Second, I registered for the Machine Learning course (I am not sure if the same applies to the AI course) and I compared it with the actual ML course at Stanford (CS229) (I mainly looked at Youtube videos of Andrew[1] as well as Assignments/Midterm[2]). The latter is by far more advanced and theoretical. The assignments tend to test more than basic comprehension of the material presented in the lectures, which is exactly what the online course reviews tend to evaluate. They require strong mathematical knowledge and obviously a minimum level of creativity/intelligence.

[1] http://www.youtube.com/results?search_query=machine+learning...

[2] http://cs229.stanford.edu/




"It is surprising that you thought of this as a "cool AI job offer"."

I don't. That part of the post was written with tongue firmly attached to cheek. If that tone didn't come through, that means I have to improve my writing.

The online ML course is CS 229A (which is also an actual course at Stanford. The online version is close to the Stanford course).

The "tough" version is CS 229 (no 'A' at the end). I registered for the ML course thinking it was an online version of CS 229 and dropped out when it was confirmed to be 229A. In my politically incorrect opinion, 229A is close to worthless. The math is important in real world ML. This course included gems such as "if you don't know what a derivative is, that is fine".

The online AI course is almost exactly the same course as Stanford (CS 221), minus, of course, the programming assignments. It is an introductory, broad based course, and it does the job well (imo)

The online DB course is almost (if not exactly) the same as Stanford CS 145. I think this was the best course of the three.

All courses track the corresponding Stanford courses.


> 229A is close to worthless > This course included gems such as "if you don't know what a derivative is, that is fine".

It also included other gems like debugging models with learning curves, stochastic gradient descent, artificial data and ceiling analysis. I have not come across practical things like these in more mathematically oriented ML books that I have tried reading in the past.

Interestingly, your arrogance is in sharp contrast with the humility of the professor, where he admits in places that he went around using tools for a long time(like SVM) without fully understanding the mathematical details.


> 229A is close to worthless

I'd hardly call it worthless myself. It lacks a deeper analysis of all the methods that are used, but using them can sometimes be a greater challenge.

I did the AI course and the ML course and find it a great way of getting a little overview of the subjects, so when I study on my own, I have a little direction.


The ML class is not worthless. It's not sufficient, but it's definitely not worthless. I've found it to be a great survey of the field.


On the other hand, it you already know what a derivative is, you already went through all the lineal algebra stuff, have an idea of numerical methods, etc, I appreciate not wading into those side areas. Specially if you have kids, a dayjob and doing the AI-class at the same time :D


> "if you don't know what a derivative is, that is fine".
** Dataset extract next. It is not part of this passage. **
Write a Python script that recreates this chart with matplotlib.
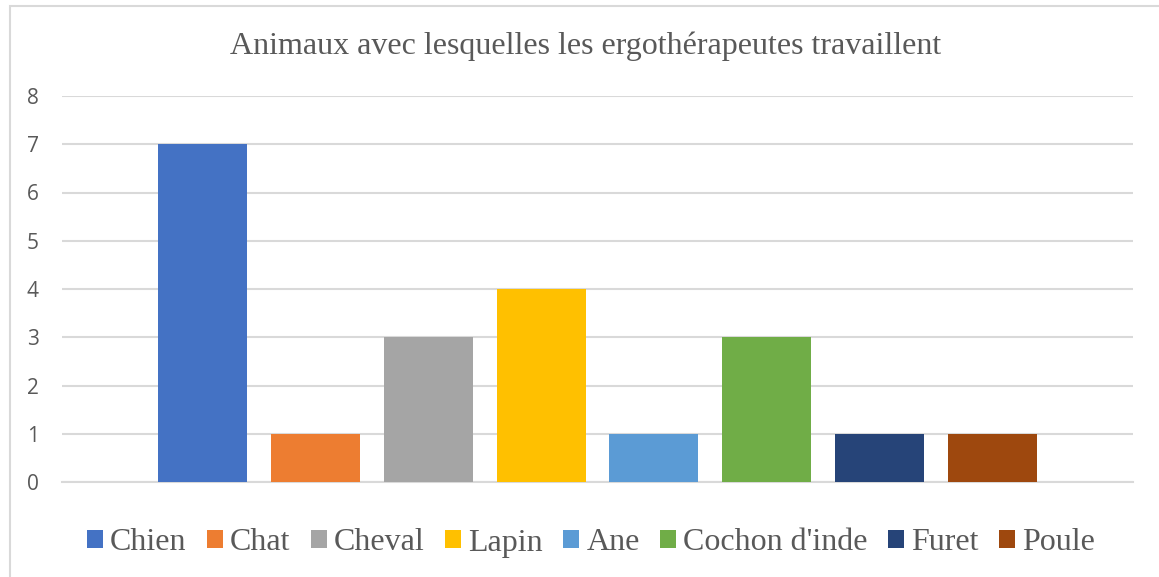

A bit of me died when I heard prof. Ng say that. However, I had committed to finishing ml-class and I did. As of now, I'm glad I went through with it. I felt like I was learning all these cool AI techniques that I hadn't heard about. However, the proof is in the pudding. The question is will I be able to take a real world problem and apply what I learned in that class to come up with something interesting? If I can't you are probably right. My perfect record would only be worth the paper it's printed on and the money I paid for the course!

I'm not pointing fingers at Prof. Ng. or anyone here. It was an experiment for Stanford and an experiment for me. I know I am looking forward to the courses next year :).